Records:
start
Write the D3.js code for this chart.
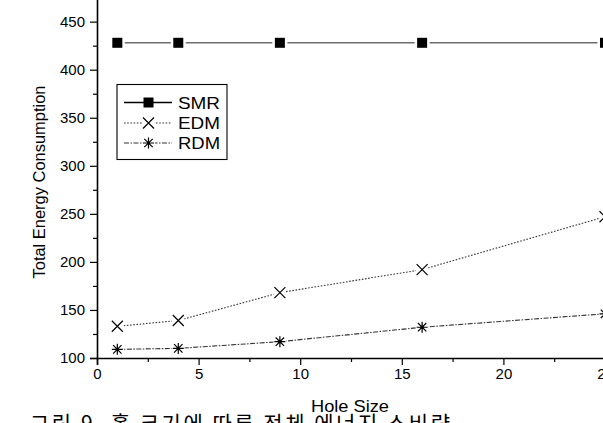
<!DOCTYPE html>
<html>
<head>
<meta charset="utf-8">
<script src="https://cdn.jsdelivr.net/npm/d3@7"></script>
<style>
  html, body { margin: 0; padding: 0; background: #fff; }
  svg { display: block; font-family: Arial, "Liberation Sans", sans-serif; }
</style>
</head>
<body>
<svg id="chart" width="603" height="423"></svg>
<script>
// ---- data ----
const holeSizes = [1, 4, 9, 16, 25];
const smrValues = [428, 428, 428, 428, 428];
const edmValues = [133, 139, 168, 192, 247];
const rdmValues = [109, 110, 117, 132, 146];
const seriesNames = ["SMR", "EDM", "RDM"];
const xTickValues = [0, 5, 10, 15, 20, 25];
const yTickValues = [100, 150, 200, 250, 300, 350, 400, 450];
const xTitle = "Hole Size";
const yTitle = "Total Energy Consumption";
const caption = "그림 9.  홀 크기에 따른 전체 에너지 소비량";

const svg = d3.select("#chart");

const x = d3.scaleLinear().domain([0, 25]).range([97, 605]);
const y = d3.scaleLinear().domain([100, 500]).range([358, -26.4]);

// ---- axes ----
const xAxis = d3.axisBottom(x).tickValues(xTickValues).tickSize(7).tickPadding(3).tickFormat(d3.format("d"));
const xMinor = d3.axisBottom(x).tickValues(d3.range(2.5, 26, 5)).tickSize(4).tickFormat("");
const yAxis = d3.axisLeft(y).tickValues(yTickValues).tickSize(7).tickPadding(5).tickFormat(d3.format("d"));
const yMinor = d3.axisLeft(y).tickValues(d3.range(125, 476, 50)).tickSize(4).tickFormat("");

function styleAxis(g) {
  g.select(".domain").attr("stroke", "#000").attr("stroke-width", 1.6);
  g.selectAll(".tick line").attr("stroke", "#000").attr("stroke-width", 1.2);
  g.selectAll(".tick text").attr("fill", "#000").attr("font-size", 15)
    .attr("font-family", "Arial, 'Liberation Sans', sans-serif");
}

svg.append("g").attr("transform", "translate(0,358)").call(xMinor).call(styleAxis)
  .select(".domain").remove();
svg.append("g").attr("transform", "translate(0,358)").call(xAxis).call(styleAxis);
svg.append("g").attr("transform", "translate(97,0)").call(yMinor).call(styleAxis)
  .select(".domain").remove();
svg.append("g").attr("transform", "translate(97,0)").call(yAxis).call(styleAxis);

// axis titles
svg.append("text").attr("x", 350).attr("y", 412).attr("text-anchor", "middle")
  .attr("font-size", 17).attr("textLength", 78).attr("lengthAdjust", "spacingAndGlyphs")
  .attr("fill", "#000").text(xTitle);
svg.append("text").attr("transform", "translate(45,182) rotate(-90)").attr("text-anchor", "middle")
  .attr("font-size", 16.5).attr("textLength", 193).attr("lengthAdjust", "spacingAndGlyphs")
  .attr("fill", "#000").text(yTitle);

// caption (cut off at bottom)
svg.append("text").attr("x", 30).attr("y", 431)
  .attr("font-family", "'Noto Sans CJK KR', sans-serif").attr("font-size", 21)
  .attr("textLength", 420).attr("lengthAdjust", "spacing")
  .attr("fill", "#000").text(caption);

// ---- series ----
const series = [
  { name: "SMR", values: smrValues, dash: null, color: "#6e6e6e", width: 1.6, marker: "square" },
  { name: "EDM", values: edmValues, dash: "1.6,1.6", color: "#333", width: 1.1, marker: "x" },
  { name: "RDM", values: rdmValues, dash: "5,1.5,1.5,1.5", color: "#333", width: 1.1, marker: "asterisk" }
];

const line = d3.line().x(d => x(d[0])).y(d => y(d[1]));

function drawMarker(g, type, cx, cy) {
  if (type === "square") {
    g.append("rect").attr("x", cx - 7.5).attr("y", cy - 7.5).attr("width", 15).attr("height", 15).attr("fill", "#fff");
    g.append("rect").attr("x", cx - 5).attr("y", cy - 5).attr("width", 10).attr("height", 10).attr("fill", "#000");
  } else if (type === "x") {
    g.append("circle").attr("cx", cx).attr("cy", cy).attr("r", 6.5).attr("fill", "#fff");
    const s = 5.5;
    g.append("path").attr("d", `M${cx - s},${cy - s}L${cx + s},${cy + s}M${cx - s},${cy + s}L${cx + s},${cy - s}`)
      .attr("stroke", "#000").attr("stroke-width", 1.2).attr("fill", "none");
  } else {
    g.append("circle").attr("cx", cx).attr("cy", cy).attr("r", 6.5).attr("fill", "#fff");
    const s = 5.5, d = 4.2;
    g.append("path").attr("d",
      `M${cx},${cy - s}L${cx},${cy + s}M${cx - s},${cy}L${cx + s},${cy}` +
      `M${cx - d},${cy - d}L${cx + d},${cy + d}M${cx - d},${cy + d}L${cx + d},${cy - d}`)
      .attr("stroke", "#000").attr("stroke-width", 1.2).attr("fill", "none");
    g.append("circle").attr("cx", cx).attr("cy", cy).attr("r", 1.6).attr("fill", "#000");
  }
}

series.forEach(s => {
  const pts = holeSizes.map((h, i) => [h, s.values[i]]);
  const g = svg.append("g");
  g.append("path").datum(pts).attr("d", line).attr("fill", "none")
    .attr("stroke", s.color).attr("stroke-width", s.width)
    .attr("stroke-dasharray", s.dash);
  pts.forEach(p => drawMarker(g, s.marker, x(p[0]), y(p[1])));
});

// ---- legend ----
const lg = svg.append("g");
lg.append("rect").attr("x", 117).attr("y", 84.5).attr("width", 110).attr("height", 75)
  .attr("fill", "#fff").attr("stroke", "#000").attr("stroke-width", 1.1);
const rowY = [102.5, 123, 143];
series.forEach((s, i) => {
  const yy = rowY[i];
  lg.append("line").attr("x1", 124).attr("x2", 172).attr("y1", yy).attr("y2", yy)
    .attr("stroke", s.name === "SMR" ? "#000" : s.color).attr("stroke-width", s.width)
    .attr("stroke-dasharray", s.dash);
  if (s.marker === "square") {
    lg.append("rect").attr("x", 143.5).attr("y", yy - 5).attr("width", 10).attr("height", 10).attr("fill", "#000");
  } else {
    drawMarker(lg, s.marker, 148.5, yy);
  }
  lg.append("text").attr("x", 178).attr("y", yy + 6).attr("font-size", 16.5)
    .attr("textLength", 42).attr("lengthAdjust", "spacingAndGlyphs")
    .attr("fill", "#000").text(s.name);
});
</script>
</body>
</html>
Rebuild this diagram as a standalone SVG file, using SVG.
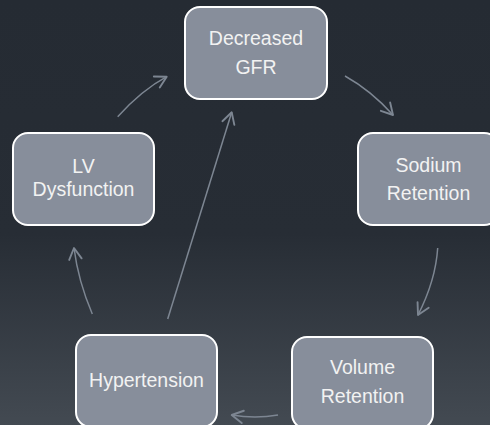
<svg xmlns="http://www.w3.org/2000/svg" width="490" height="425" viewBox="0 0 490 425">
  <defs>
    <linearGradient id="bg" x1="0" y1="0" x2="0" y2="1">
      <stop offset="0" stop-color="#252b33"/>
      <stop offset="0.55" stop-color="#272d35"/>
      <stop offset="1" stop-color="#434a52"/>
    </linearGradient>
    <marker id="arr" markerUnits="userSpaceOnUse" markerWidth="20" markerHeight="20" viewBox="-12 -8 16 16" refX="0" refY="0" orient="auto">
      <path d="M-9,-5 L0,0 L-9,5" fill="none" stroke="#7d8692" stroke-width="1.5" stroke-linecap="round" stroke-linejoin="round"/>
    </marker>
    <style>
      .box { fill: #878e9b; stroke: #ffffff; stroke-width: 2; }
      .lbl { font-family: "Liberation Sans", Arial, sans-serif; font-size: 19.5px; fill: #f2f2f2; text-anchor: middle; }
      .conn { fill: none; stroke: #7d8692; stroke-width: 1.5; marker-end: url(#arr); }
    </style>
  </defs>
  <rect x="0" y="0" width="490" height="425" fill="url(#bg)"/>
  <g id="connectors">
    <path class="conn" d="M345,76 Q371,90.5 393,115"/>
    <path class="conn" d="M437.7,248 Q435.6,280.5 418,315"/>
    <path class="conn" d="M278,415 Q255,419 231.7,415"/>
    <path class="conn" d="M92.3,314 Q78.2,281 74,248"/>
    <path class="conn" d="M117.7,116.7 Q142.2,89.9 166.7,76.7"/>
    <path class="conn" d="M167.7,319 L231.7,112.3"/>
  </g>
  <g id="decreased-gfr">
    <rect class="box" x="185" y="7" width="142" height="92" rx="15"/>
    <text class="lbl" x="256" y="45">Decreased</text>
    <text class="lbl" x="256" y="74">GFR</text>
  </g>
  <g id="sodium-retention">
    <rect class="box" x="358" y="133" width="141" height="92" rx="15"/>
    <text class="lbl" x="428.5" y="171.5">Sodium</text>
    <text class="lbl" x="428.5" y="200">Retention</text>
  </g>
  <g id="volume-retention">
    <rect class="box" x="292" y="337" width="141" height="92" rx="15"/>
    <text class="lbl" x="362.5" y="374">Volume</text>
    <text class="lbl" x="362.5" y="403">Retention</text>
  </g>
  <g id="hypertension">
    <rect class="box" x="76" y="335" width="141" height="92" rx="15"/>
    <text class="lbl" x="146.5" y="387">Hypertension</text>
  </g>
  <g id="lv-dysfunction">
    <rect class="box" x="13" y="133" width="141" height="92" rx="15"/>
    <text class="lbl" x="83.5" y="173">LV</text>
    <text class="lbl" x="83.5" y="195.5">Dysfunction</text>
  </g>
</svg>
end
WRITTEN INSTRUCTION - Beginning with the first line of the records above, extract each line exactly through the line that holds "d3.scaleLinear().domain([100, 500]).range([358, -26.4]);", both ends included. Omit pictures.

ANSWER TO THE PROBLEM -
Write the D3.js code for this chart.
<!DOCTYPE html>
<html>
<head>
<meta charset="utf-8">
<script src="https://cdn.jsdelivr.net/npm/d3@7"></script>
<style>
  html, body { margin: 0; padding: 0; background: #fff; }
  svg { display: block; font-family: Arial, "Liberation Sans", sans-serif; }
</style>
</head>
<body>
<svg id="chart" width="603" height="423"></svg>
<script>
// ---- data ----
const holeSizes = [1, 4, 9, 16, 25];
const smrValues = [428, 428, 428, 428, 428];
const edmValues = [133, 139, 168, 192, 247];
const rdmValues = [109, 110, 117, 132, 146];
const seriesNames = ["SMR", "EDM", "RDM"];
const xTickValues = [0, 5, 10, 15, 20, 25];
const yTickValues = [100, 150, 200, 250, 300, 350, 400, 450];
const xTitle = "Hole Size";
const yTitle = "Total Energy Consumption";
const caption = "그림 9.  홀 크기에 따른 전체 에너지 소비량";

const svg = d3.select("#chart");

const x = d3.scaleLinear().domain([0, 25]).range([97, 605]);
const y = d3.scaleLinear().domain([100, 500]).range([358, -26.4]);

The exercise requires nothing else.